South Carolina Governor Nikki Haley, nominated by President-elect Trump to be the U.S. ambassador to the United Nations, testified at her confirmation hearing on Wednesday before the Senate, expressing support for the U.S.’s traditional allies such as Israel and NATO.
She criticized the Obama administration for failing to veto a U.N. resolution which condemned Israeli settlements in the West Bank and eastern Jerusalem. The U.S. abstained from the U.N. vote, allowing it to pass.
Haley stated, “I would never abstain. That was the moment we should have told the world that we stand with our ally Israel. It was a real kick in the gut that we didn’t.” She also expressed support for Trump’s promise to move the U.S. embassy from Tel Aviv to Jerusalem. This move would be a further sign of the U.S.’s commitment to Israel and its sovereignty over its territory.
She condemned Russian actions in seizing Crimea and its other incursions into Ukrainian territory, as well as its support of Syrian president Bashar Assad, stating that the Russians cannot be trusted. However, she also asserted that Russian support was needed in combatting ISIS in the Middle East. It will be a difficult line to walk in resisting Russia’s territorial ambitions on the one hand, while also seeking their cooperation in other areas. Russia has been flexing its muscles in Eastern Europe, attempting to re-assert the influence which it had lost after the collapse of the Soviet Union and the subsequent years where it struggled financially and militarily. Russia, now on the rise, will be one of the many issues with which the Trump administration, and Haley as ambassador to the U.N., will have to contend.

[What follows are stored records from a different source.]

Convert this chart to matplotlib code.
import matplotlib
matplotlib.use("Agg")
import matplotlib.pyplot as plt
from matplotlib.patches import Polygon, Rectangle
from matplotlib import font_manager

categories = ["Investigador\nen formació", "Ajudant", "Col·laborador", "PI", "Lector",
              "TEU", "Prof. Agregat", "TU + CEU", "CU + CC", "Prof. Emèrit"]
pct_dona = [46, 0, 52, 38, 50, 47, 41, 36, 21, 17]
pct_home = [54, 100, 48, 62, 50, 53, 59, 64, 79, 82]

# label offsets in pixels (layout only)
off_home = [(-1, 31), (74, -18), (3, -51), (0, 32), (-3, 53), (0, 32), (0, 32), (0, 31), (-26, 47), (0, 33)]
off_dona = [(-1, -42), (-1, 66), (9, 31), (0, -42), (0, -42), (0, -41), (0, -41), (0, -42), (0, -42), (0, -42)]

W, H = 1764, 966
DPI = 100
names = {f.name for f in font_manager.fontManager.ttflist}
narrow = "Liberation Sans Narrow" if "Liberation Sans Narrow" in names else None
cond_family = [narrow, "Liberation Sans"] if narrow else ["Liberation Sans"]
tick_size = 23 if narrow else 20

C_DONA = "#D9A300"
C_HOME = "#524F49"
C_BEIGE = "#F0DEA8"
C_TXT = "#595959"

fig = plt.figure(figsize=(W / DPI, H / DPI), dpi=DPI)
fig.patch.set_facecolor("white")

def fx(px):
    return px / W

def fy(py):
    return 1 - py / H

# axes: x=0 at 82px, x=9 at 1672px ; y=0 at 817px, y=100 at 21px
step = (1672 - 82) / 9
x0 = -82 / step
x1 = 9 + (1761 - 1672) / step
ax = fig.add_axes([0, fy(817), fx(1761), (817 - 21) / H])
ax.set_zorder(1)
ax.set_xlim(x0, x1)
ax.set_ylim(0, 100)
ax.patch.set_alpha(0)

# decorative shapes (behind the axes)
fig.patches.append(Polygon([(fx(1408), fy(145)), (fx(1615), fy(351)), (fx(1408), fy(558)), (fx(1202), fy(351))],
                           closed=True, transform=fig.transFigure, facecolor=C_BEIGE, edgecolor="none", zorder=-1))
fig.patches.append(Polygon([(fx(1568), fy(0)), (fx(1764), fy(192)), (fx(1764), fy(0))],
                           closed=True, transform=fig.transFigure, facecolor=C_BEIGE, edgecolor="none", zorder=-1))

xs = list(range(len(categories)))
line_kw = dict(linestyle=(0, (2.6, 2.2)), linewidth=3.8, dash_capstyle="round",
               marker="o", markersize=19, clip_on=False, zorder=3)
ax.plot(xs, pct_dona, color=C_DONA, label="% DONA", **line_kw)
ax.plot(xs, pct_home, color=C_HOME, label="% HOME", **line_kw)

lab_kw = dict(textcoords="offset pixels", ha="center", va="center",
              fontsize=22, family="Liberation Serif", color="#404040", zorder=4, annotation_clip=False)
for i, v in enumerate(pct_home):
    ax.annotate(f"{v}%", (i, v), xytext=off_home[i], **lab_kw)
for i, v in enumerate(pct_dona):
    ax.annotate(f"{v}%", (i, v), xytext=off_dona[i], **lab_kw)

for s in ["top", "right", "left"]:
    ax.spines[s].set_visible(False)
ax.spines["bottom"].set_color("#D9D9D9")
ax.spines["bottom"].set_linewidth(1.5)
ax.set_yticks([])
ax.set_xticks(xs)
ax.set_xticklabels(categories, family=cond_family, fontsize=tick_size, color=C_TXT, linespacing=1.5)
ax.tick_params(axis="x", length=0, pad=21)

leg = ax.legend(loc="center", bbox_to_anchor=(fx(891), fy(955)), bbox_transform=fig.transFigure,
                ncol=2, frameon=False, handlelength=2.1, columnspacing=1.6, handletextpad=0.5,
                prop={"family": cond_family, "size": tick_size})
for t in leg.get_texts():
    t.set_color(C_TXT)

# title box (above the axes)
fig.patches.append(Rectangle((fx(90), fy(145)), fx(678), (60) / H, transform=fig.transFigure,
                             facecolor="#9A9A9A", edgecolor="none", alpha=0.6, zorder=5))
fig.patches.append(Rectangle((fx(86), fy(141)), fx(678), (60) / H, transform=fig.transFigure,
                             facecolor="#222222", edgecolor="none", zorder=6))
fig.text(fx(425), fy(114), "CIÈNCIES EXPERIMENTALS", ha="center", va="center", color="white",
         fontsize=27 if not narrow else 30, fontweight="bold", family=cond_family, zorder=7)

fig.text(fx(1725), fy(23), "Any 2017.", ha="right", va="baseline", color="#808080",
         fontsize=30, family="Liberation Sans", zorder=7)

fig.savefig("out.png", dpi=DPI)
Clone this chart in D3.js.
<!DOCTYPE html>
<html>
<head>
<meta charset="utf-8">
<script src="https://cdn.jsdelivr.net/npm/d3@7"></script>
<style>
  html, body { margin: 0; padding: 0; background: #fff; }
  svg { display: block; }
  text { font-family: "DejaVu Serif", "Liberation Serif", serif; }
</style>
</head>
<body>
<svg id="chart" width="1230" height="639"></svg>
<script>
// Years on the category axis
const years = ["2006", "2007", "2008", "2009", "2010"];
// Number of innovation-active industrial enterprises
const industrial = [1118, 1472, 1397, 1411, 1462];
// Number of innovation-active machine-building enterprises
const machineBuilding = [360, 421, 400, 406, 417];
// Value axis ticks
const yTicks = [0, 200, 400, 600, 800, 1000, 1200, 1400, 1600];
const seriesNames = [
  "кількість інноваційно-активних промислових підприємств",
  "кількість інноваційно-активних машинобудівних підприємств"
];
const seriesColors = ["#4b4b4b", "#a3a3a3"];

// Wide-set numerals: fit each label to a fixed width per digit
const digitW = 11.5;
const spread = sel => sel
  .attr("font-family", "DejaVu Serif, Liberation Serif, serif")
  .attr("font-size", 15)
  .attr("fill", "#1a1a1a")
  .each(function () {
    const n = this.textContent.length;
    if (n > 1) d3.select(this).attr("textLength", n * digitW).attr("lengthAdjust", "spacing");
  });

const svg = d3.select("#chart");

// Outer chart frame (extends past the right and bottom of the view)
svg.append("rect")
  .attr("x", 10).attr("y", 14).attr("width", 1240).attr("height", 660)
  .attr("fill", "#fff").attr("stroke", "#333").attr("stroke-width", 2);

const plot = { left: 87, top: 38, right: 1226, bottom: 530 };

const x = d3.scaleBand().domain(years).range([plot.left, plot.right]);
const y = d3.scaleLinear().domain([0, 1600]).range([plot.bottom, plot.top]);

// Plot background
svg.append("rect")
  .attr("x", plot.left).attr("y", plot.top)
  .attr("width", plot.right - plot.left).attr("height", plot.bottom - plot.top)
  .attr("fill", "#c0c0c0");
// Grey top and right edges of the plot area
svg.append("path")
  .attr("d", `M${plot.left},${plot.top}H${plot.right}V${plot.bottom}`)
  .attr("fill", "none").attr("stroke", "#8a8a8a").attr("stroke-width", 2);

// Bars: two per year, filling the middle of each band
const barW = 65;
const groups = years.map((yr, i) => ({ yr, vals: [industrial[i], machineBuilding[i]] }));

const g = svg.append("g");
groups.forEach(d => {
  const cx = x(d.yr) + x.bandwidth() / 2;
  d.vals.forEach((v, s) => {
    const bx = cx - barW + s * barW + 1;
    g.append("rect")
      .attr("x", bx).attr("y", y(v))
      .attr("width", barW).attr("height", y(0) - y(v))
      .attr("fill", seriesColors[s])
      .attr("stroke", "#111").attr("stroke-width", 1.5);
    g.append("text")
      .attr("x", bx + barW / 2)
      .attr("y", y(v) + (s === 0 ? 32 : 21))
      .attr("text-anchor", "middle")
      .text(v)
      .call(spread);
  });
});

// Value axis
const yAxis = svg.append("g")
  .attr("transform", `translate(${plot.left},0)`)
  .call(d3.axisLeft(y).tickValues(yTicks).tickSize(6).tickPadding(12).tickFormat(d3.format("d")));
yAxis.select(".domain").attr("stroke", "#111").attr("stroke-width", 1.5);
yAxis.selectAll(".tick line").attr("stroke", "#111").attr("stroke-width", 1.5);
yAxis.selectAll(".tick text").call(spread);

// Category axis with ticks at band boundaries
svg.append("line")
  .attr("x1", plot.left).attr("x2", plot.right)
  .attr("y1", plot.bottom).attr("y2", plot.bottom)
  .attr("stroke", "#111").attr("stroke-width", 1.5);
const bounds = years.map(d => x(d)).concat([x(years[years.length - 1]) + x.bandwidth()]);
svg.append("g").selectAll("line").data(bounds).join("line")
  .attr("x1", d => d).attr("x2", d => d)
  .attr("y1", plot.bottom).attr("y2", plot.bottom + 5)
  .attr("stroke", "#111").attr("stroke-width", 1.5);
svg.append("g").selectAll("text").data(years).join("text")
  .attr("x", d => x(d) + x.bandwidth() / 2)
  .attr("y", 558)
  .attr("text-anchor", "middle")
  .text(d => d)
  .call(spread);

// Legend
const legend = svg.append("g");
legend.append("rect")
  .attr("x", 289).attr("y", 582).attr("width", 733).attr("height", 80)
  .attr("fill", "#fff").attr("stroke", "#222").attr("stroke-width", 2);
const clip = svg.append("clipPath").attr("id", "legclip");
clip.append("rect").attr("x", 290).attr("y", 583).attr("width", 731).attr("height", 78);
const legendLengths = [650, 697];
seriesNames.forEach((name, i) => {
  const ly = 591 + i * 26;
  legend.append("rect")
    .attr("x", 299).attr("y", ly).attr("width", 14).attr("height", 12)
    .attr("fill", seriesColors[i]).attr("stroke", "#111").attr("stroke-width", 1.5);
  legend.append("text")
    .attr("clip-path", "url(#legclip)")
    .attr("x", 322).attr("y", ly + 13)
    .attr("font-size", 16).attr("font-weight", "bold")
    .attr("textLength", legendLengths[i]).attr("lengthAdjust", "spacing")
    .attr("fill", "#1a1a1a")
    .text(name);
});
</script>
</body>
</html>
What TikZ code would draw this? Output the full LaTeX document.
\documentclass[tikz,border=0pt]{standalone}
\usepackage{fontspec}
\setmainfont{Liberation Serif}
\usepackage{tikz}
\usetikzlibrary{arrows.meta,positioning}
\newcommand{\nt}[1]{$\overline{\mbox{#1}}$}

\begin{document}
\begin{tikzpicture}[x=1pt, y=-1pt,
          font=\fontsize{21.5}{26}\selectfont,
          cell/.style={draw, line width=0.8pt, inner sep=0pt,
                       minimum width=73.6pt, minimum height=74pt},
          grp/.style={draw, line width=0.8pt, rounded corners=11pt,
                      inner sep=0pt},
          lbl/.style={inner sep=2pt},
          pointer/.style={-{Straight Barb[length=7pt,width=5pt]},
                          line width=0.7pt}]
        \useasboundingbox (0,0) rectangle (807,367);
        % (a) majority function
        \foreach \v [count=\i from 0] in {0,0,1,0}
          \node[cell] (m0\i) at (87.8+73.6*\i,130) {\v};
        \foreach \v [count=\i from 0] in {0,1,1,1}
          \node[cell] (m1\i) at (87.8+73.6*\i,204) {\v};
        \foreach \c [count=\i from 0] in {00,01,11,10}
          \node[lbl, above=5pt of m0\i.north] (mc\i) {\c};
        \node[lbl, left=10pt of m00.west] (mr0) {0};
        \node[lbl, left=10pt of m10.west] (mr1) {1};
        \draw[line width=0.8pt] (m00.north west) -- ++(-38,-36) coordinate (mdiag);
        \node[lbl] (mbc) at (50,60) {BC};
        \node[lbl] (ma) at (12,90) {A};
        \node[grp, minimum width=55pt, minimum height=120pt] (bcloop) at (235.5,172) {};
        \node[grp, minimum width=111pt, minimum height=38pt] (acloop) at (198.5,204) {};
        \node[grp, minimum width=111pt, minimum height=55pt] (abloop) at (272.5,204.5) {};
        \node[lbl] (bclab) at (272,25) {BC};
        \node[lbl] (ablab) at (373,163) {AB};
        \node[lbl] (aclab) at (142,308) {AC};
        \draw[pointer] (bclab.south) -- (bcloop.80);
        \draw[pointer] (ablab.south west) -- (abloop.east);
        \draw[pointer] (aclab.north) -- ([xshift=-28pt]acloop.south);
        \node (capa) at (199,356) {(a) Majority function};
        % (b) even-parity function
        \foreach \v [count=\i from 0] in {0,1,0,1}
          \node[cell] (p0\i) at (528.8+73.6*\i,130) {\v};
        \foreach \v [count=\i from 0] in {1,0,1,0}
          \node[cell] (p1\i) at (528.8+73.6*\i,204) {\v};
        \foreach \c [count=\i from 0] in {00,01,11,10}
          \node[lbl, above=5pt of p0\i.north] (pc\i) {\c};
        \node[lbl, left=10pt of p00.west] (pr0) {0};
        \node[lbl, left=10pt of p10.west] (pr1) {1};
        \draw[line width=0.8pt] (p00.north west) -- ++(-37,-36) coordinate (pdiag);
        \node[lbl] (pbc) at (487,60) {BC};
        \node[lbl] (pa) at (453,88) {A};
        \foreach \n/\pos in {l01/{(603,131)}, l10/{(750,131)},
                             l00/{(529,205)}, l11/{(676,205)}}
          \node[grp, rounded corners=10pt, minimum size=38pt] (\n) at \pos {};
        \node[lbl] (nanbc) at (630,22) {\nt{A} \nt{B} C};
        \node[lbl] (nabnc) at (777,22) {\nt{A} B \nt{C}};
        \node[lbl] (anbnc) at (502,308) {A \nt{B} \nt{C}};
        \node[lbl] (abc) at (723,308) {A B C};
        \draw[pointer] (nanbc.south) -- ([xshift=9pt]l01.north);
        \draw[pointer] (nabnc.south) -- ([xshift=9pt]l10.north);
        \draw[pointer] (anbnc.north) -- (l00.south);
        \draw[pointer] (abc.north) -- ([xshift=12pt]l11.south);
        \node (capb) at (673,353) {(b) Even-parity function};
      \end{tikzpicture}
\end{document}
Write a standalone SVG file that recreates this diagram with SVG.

Another issue “gifted” to the incoming administration by the outgoing Obama administration is that of Iran and its nuclear program. Haley sparred a bit with Senator Tim Kaine (Hillary Clinton’s running mate for Vice President). Haley criticized Obama’s agreement with Iran regarding nuclear weapons, stating that the U.S. gave Iran billions of dollars which will help fund its nuclear program and that the agreement would not ultimately prevent Iran from building nuclear weapons. Kaine contested this point, stating that the agreement does not allow this. “I would encourage you to read the agreement,” he said. It is an interesting contrast between those, like Haley, who believe that international relations are ultimately a question of power and those, like Kaine, who believe that paper agreements are able to keep in check the rising strength of other countries.
In fact, Haley seemed interested in using her position as ambassador to the U.N. as a way to further U.S. interests in the world, arguing for a reduction in the U.N.’s activism and an increased role for the U.S. as the world’s “moral compass.”
Trump has previously expressed his low regard for the United Nations and NATO, but Haley maintained that she would work to change his mind and stress to him “the importance of alliances.” It will be interesting to see how the foreign policy of the Trump administration develops as it seeks to deal with the international issues left it by the previous administration.